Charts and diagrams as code
::::

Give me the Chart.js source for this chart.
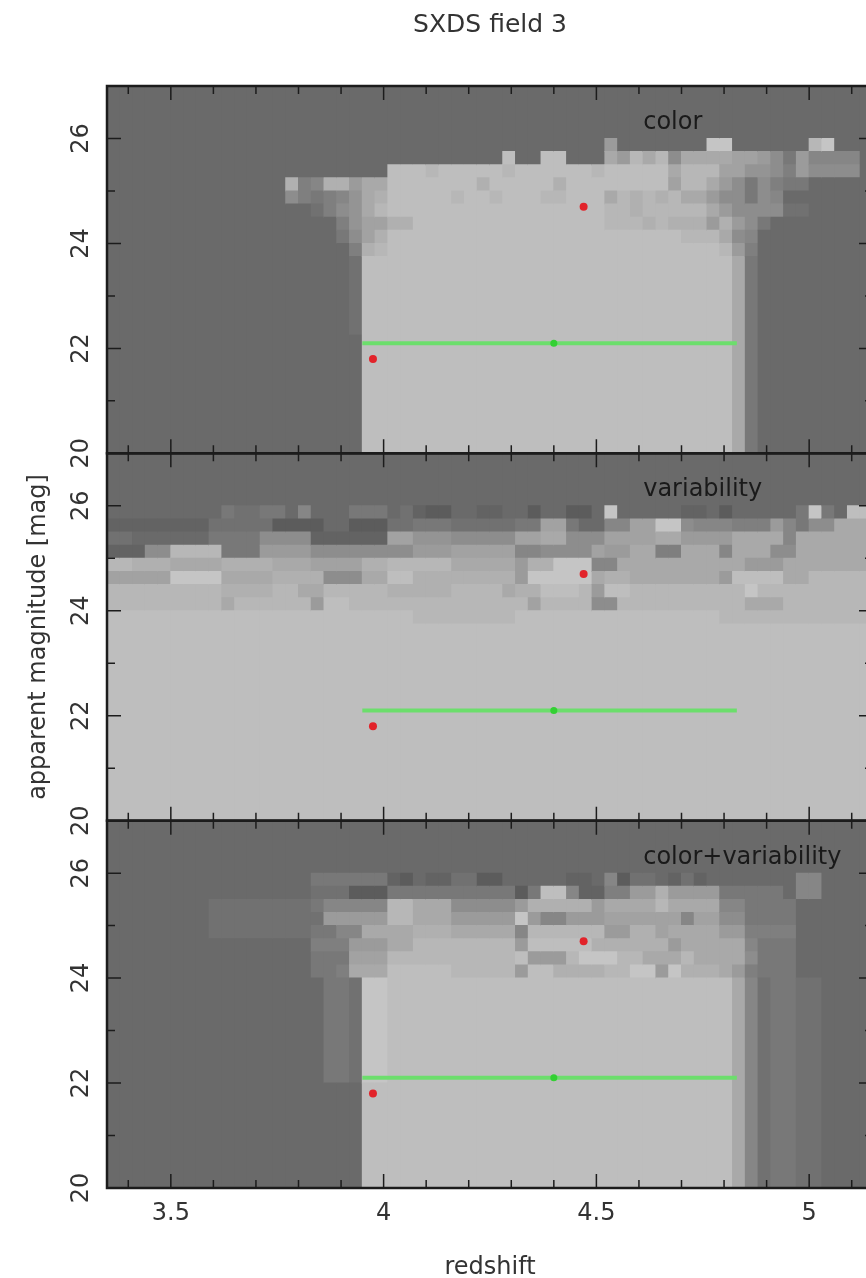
<!DOCTYPE html>
<html>
<head>
<meta charset="utf-8">
<title>SXDS field 3</title>
<script src="https://cdn.jsdelivr.net/npm/chart.js@4.4.1/dist/chart.umd.min.js"></script>
<style>
  html, body { margin: 0; padding: 0; background: #fff; overflow: hidden; }
  #wrap { width: 866px; height: 1278px; overflow: hidden; }
  canvas { display: block; }
</style>
</head>
<body>
<div id="wrap"><canvas id="magChart" width="880" height="1278"></canvas></div>
<script>
  // map grid: redshift bins of 0.03 from 3.35, magnitude rows of 0.25 down from 27
  const zStart = 3.35;
  const zStep = 0.03;
  const magTop = 27;
  const magStep = 0.25;

  const xTickValues = [3.4, 3.5, 3.6, 3.7, 3.8, 3.9, 4, 4.1, 4.2, 4.3, 4.4, 4.5, 4.6, 4.7, 4.8, 4.9, 5, 5.1];
  const xLabelTicks = [3.5, 4, 4.5, 5];
  const yTickValues = [20, 21, 22, 23, 24, 25, 26];
  const yLabelTicks = [20, 22, 24, 26];

  const panelNames = ['color', 'variability', 'color+variability'];
  const panelLabelZ = 4.61;
  const panelLabelMag = 26.3;

  // known objects (same in every panel)
  const redZ = [4.47, 3.975];
  const redMag = [24.7, 21.8];
  const greenRange = [3.95, 4.83];
  const greenZ = 4.40;
  const greenMag = 22.1;

  // grey shade codes, darkest first ("0" is the map background)
  const shadeCodes = 'xy0123456789abcdef';

  // one string per 0.25 mag row, top row first, one character per redshift bin
  const bgRow = '0000000000 0000000000 0000000000 0000000000 0000000000 0000000000';

  const colorRows = [
    bgRow, bgRow, bgRow, bgRow,
    '0000000000 0000000000 0000000000 0000000007 0000000dd0 00000bd000',
    '0000000000 0000000000 0000000000 0c00cc0009 7b9b599998 8752744440',
    '0000000000 0000000000 00cccbcccc cbccccccbc cccc9bbb88 6653755550',
    '0000000000 0000a34aa7 99ccccccca cccccacccc cccc8bb975 2532200000',
    '0000000000 0000532346 9acccccbcc bcccbbccc9 babab99755 2540000000',
    '0000000000 0000001356 9bcccccccc cccccccccb babbbbb975 5551100000',
    '0000000000 0000000036 88aacccccc cccccccccb bbabaaa7a7 5200000000',
    '0000000000 0000000025 8acccccccc cccccccccc cccccbbb95 4000000000',
    '0000000000 0000000003 abcccccccc cccccccccc ccccccccb7 3000000000',
    ...Array(6).fill('0000000000 0000000001 cccccccccc cccccccccc ccccccccc9 2000000000'),
    ...Array(9).fill('0000000000 0000000000 cccccccccc cccccccccc ccccccccc9 2000000000')
  ];

  const variabilityRows = [
    bgRow, bgRow, bgRow, bgRow,
    '0000000002 1122040002 2201yxx00y y00x00xx0d 00000yy0x0 00002d20cc',
    'yyyyyyyy11 111xxxx00x xx11222111 1122882004 488dd54443 3374255999',
    '1100000022 225555yyyy yy88666555 5588995558 8889977779 9994999999',
    'yyy55bbbb2 2277775555 5555777888 8844555587 7993399949 9955999999',
    'bbaaa9999a aaa9998888 aabbbbb999 997aaddd44 9999999999 7779999999',
    '88888dddd9 999aaaa555 99ccaaaaaa aa7ddddd9a a99999997c ccc99bbbbb',
    'bbbbbbbbba aaabb99bbb bbaaaaabbb b9aacccb7c cbbbbbbbbb dbbbbbbbbb',
    'bbbbbbbbb9 bbbbbb7ccb bbbbbbbbbb bbb8bbbb55 bbbbbbbbbb 999bbbbbbb',
    'cccccccccc cccccccccc ccccbbbbbb bbcccccccc ccccccccbb bbbbbbbbbb',
    ...Array(15).fill('cccccccccc cccccccccc cccccccccc cccccccccc cccccccccc cccccccccc')
  ];

  const bothRows = [
    bgRow, bgRow, bgRow, bgRow,
    '0000000000 0000002222 22yx0yy11x x00000yy04 x110y1y000 0000440000',
    '0000000000 000000111x xx22222222 22x2cc4yy3 377a777722 2220440000',
    '0000000011 1111112444 44bb999555 557aaaaa79 999b999944 2222000000',
    '0000000011 1111111777 77bb999777 77d7447778 8888848855 2222000000',
    '0000000011 1111112244 9999aaa999 994bbbbbb7 7aa8999977 3333000000',
    '0000000000 0000003337 7799bbbbbb bb7cccccaa aaaa799999 4222000000',
    '0000000000 0000002228 88bbbbbbbb bbc777bddd bb999b9999 5222000000',
    '0000000000 0000002239 99cccccbbb bb7ccaaaab bdd7daaa97 3222000000',
    ...Array(8).fill('0000000000 0000000221 ddcccccccc cccccccccc ccccccccc9 4122110000'),
    ...Array(8).fill('0000000000 0000000000 cccccccccc cccccccccc ccccccccc9 4122110000')
  ];

  const panelAxes = ['y1', 'y2', 'y3'];
  const panelRows = [colorRows, variabilityRows, bothRows];

  function shadeColor(ch) {
    const g = 92 + 7 * shadeCodes.indexOf(ch);
    return `rgb(${g},${g},${g})`;
  }

  // turn the row strings into floating bars, merging equal cells in a column
  function buildCells(rows) {
    const grid = rows.map(r => r.replace(/ /g, ''));
    const points = [];
    const colors = [];
    for (let k = 0; k < grid[0].length; k++) {
      const zc = zStart + zStep * (k + 0.5);
      let i = 0;
      while (i < grid.length) {
        const ch = grid[i][k];
        let j = i;
        while (j + 1 < grid.length && grid[j + 1][k] === ch) j++;
        points.push({ x: zc, y: [magTop - magStep * (j + 1), magTop - magStep * i] });
        colors.push(shadeColor(ch));
        i = j + 1;
      }
    }
    return { points, colors };
  }

  const datasets = [];
  panelAxes.forEach((id, i) => {
    datasets.push({
      type: 'scatter', yAxisID: id, order: 0,
      data: redZ.map((z, j) => ({ x: z, y: redMag[j] })),
      pointRadius: 4, pointBackgroundColor: '#e2232a', pointBorderWidth: 0
    });
    datasets.push({
      type: 'scatter', yAxisID: id, order: 1,
      data: [{ x: greenZ, y: greenMag }],
      pointRadius: 3.5, pointBackgroundColor: '#33d033', pointBorderWidth: 0
    });
    datasets.push({
      type: 'line', yAxisID: id, order: 2,
      data: greenRange.map(z => ({ x: z, y: greenMag })),
      borderColor: '#6cde6c', borderWidth: 4, pointRadius: 0
    });
    const cells = buildCells(panelRows[i]);
    datasets.push({
      type: 'bar', yAxisID: id, order: 3,
      data: cells.points,
      backgroundColor: cells.colors,
      borderWidth: 0,
      barPercentage: 1,
      categoryPercentage: 1,
      inflateAmount: 0.5,
      grouped: false
    });
  });

  const textColor = '#333';
  const fontFamily = '"DejaVu Sans", sans-serif';
  Chart.defaults.font.family = fontFamily;

  function panelScale(weight, showTitle) {
    return {
      type: 'linear',
      position: 'left',
      stack: 'mag',
      stackWeight: 1,
      weight: weight,
      min: 20,
      max: 27,
      grid: { display: false, drawTicks: false },
      border: { display: false },
      afterBuildTicks: s => { s.ticks = yTickValues.map(v => ({ value: v })); },
      afterFit: s => { s.width = 107; },
      ticks: {
        minRotation: 90,
        maxRotation: 90,
        crossAlign: 'center',
        padding: 10,
        color: textColor,
        font: { size: 24 },
        callback: v => yLabelTicks.includes(v) ? String(v) : ''
      },
      title: {
        display: showTitle,
        text: 'apparent magnitude [mag]',
        color: textColor,
        font: { size: 24, lineHeight: 0.9 },
        padding: { top: 28, bottom: 0 }
      }
    };
  }

  // frames with inward ticks, panel names and the page title
  const panelFrames = {
    id: 'panelFrames',
    beforeDatasetsDraw(chart) {
      // map background behind the cells, so no light seams show between bins
      const { ctx, chartArea } = chart;
      ctx.save();
      ctx.fillStyle = shadeColor('0');
      ctx.fillRect(chartArea.left, chartArea.top, chartArea.right - chartArea.left, chartArea.bottom - chartArea.top);
      ctx.restore();
    },
    afterDatasetsDraw(chart) {
      const { ctx, scales } = chart;
      const xs = scales.x;
      ctx.save();
      ctx.strokeStyle = '#1c1c1c';
      panelAxes.forEach((id, i) => {
        const ys = scales[id];
        ctx.lineWidth = 1.5;
        ctx.beginPath();
        xTickValues.forEach(v => {
          const px = xs.getPixelForValue(v);
          const len = xLabelTicks.includes(v) ? 14 : 8;
          ctx.moveTo(px, ys.top);
          ctx.lineTo(px, ys.top + len);
          ctx.moveTo(px, ys.bottom);
          ctx.lineTo(px, ys.bottom - len);
        });
        yTickValues.forEach(v => {
          const py = ys.getPixelForValue(v);
          const len = yLabelTicks.includes(v) ? 14 : 8;
          ctx.moveTo(xs.left, py);
          ctx.lineTo(xs.left + len, py);
          ctx.moveTo(xs.right, py);
          ctx.lineTo(xs.right - len, py);
        });
        ctx.stroke();
        ctx.lineWidth = 2.5;
        ctx.strokeRect(xs.left, ys.top, xs.right - xs.left, ys.bottom - ys.top);

        ctx.fillStyle = '#1a1a1a';
        ctx.font = '24px ' + fontFamily;
        ctx.textAlign = 'left';
        ctx.textBaseline = 'middle';
        ctx.fillText(panelNames[i], xs.getPixelForValue(panelLabelZ), ys.getPixelForValue(panelLabelMag));
      });
      ctx.restore();
    },
    afterDraw(chart) {
      const { ctx, chartArea } = chart;
      ctx.save();
      ctx.fillStyle = textColor;
      ctx.font = '25px ' + fontFamily;
      ctx.textAlign = 'center';
      ctx.textBaseline = 'middle';
      ctx.fillText('SXDS field 3', (chartArea.left + chartArea.right) / 2, 25);
      ctx.restore();
    }
  };

  new Chart(document.getElementById('magChart'), {
    type: 'bar',
    data: { datasets: datasets },
    options: {
      responsive: false,
      animation: false,
      devicePixelRatio: 1,
      layout: { padding: { top: 86, right: 7, bottom: 0, left: 0 } },
      plugins: {
        legend: { display: false },
        tooltip: { enabled: false },
        title: { display: false }
      },
      scales: {
        x: {
          type: 'linear',
          position: 'bottom',
          min: 3.35,
          max: 5.15,
          offset: false,
          grid: { display: false, drawTicks: false },
          border: { display: false },
          afterBuildTicks: s => { s.ticks = xTickValues.map(v => ({ value: v })); },
          afterFit: s => { s.height = 90; },
          ticks: {
            autoSkip: false,
            minRotation: 0,
            maxRotation: 0,
            padding: 11,
            color: textColor,
            font: { size: 24 },
            callback: v => xLabelTicks.includes(v) ? String(v) : ''
          },
          title: {
            display: true,
            text: 'redshift',
            color: textColor,
            font: { size: 24, lineHeight: 0.9 },
            padding: { top: 0, bottom: -1 }
          }
        },
        y1: panelScale(3, false),
        y2: panelScale(2, true),
        y3: panelScale(1, false)
      }
    },
    plugins: [panelFrames]
  });
</script>
</body>
</html>
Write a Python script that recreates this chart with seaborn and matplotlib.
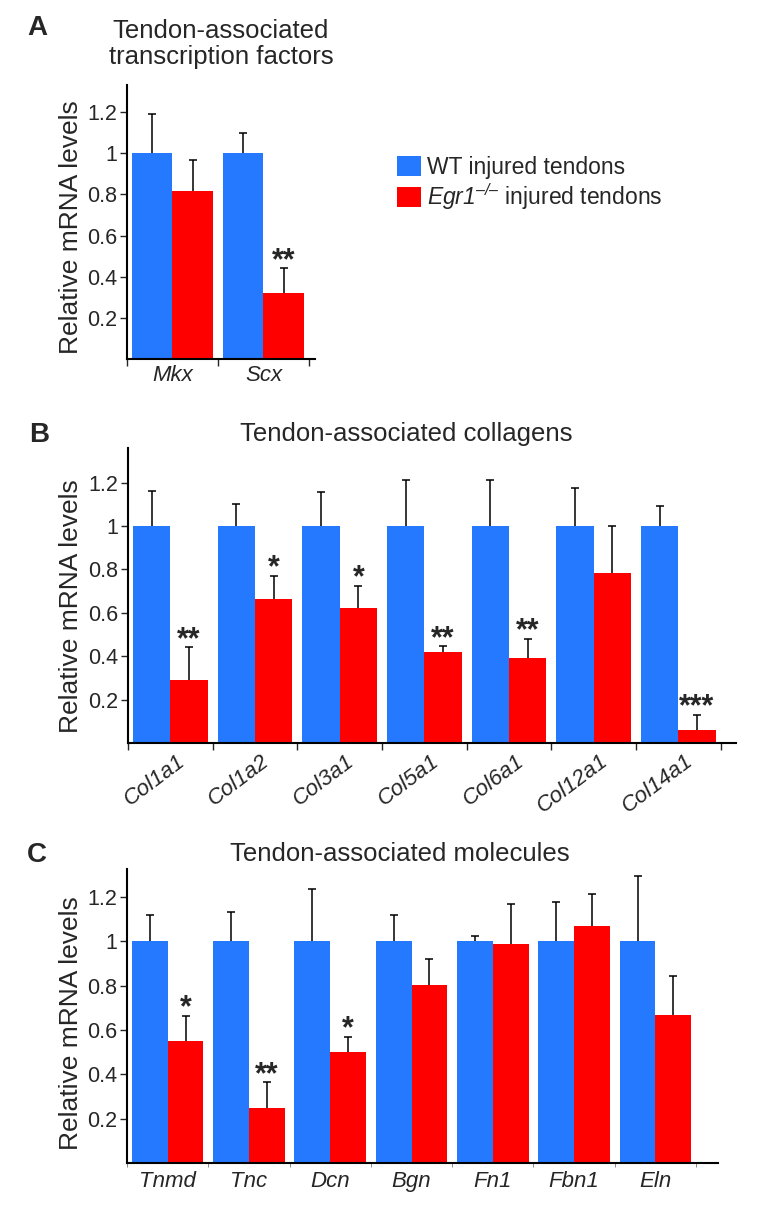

::::

== GIVEN TASK ==
Copy nothing but the lines from the top of the material through the line holding "const bgRow = '0000000000", exactly as written; omit pictures.

== RESULT OF THE TASK ==
Give me the Chart.js source for this chart.
<!DOCTYPE html>
<html>
<head>
<meta charset="utf-8">
<title>SXDS field 3</title>
<script src="https://cdn.jsdelivr.net/npm/chart.js@4.4.1/dist/chart.umd.min.js"></script>
<style>
  html, body { margin: 0; padding: 0; background: #fff; overflow: hidden; }
  #wrap { width: 866px; height: 1278px; overflow: hidden; }
  canvas { display: block; }
</style>
</head>
<body>
<div id="wrap"><canvas id="magChart" width="880" height="1278"></canvas></div>
<script>
  // map grid: redshift bins of 0.03 from 3.35, magnitude rows of 0.25 down from 27
  const zStart = 3.35;
  const zStep = 0.03;
  const magTop = 27;
  const magStep = 0.25;

  const xTickValues = [3.4, 3.5, 3.6, 3.7, 3.8, 3.9, 4, 4.1, 4.2, 4.3, 4.4, 4.5, 4.6, 4.7, 4.8, 4.9, 5, 5.1];
  const xLabelTicks = [3.5, 4, 4.5, 5];
  const yTickValues = [20, 21, 22, 23, 24, 25, 26];
  const yLabelTicks = [20, 22, 24, 26];

  const panelNames = ['color', 'variability', 'color+variability'];
  const panelLabelZ = 4.61;
  const panelLabelMag = 26.3;

  // known objects (same in every panel)
  const redZ = [4.47, 3.975];
  const redMag = [24.7, 21.8];
  const greenRange = [3.95, 4.83];
  const greenZ = 4.40;
  const greenMag = 22.1;

  // grey shade codes, darkest first ("0" is the map background)
  const shadeCodes = 'xy0123456789abcdef';

  // one string per 0.25 mag row, top row first, one character per redshift bin
  const bgRow = '0000000000 0000000000 0000000000 0000000000 0000000000 0000000000';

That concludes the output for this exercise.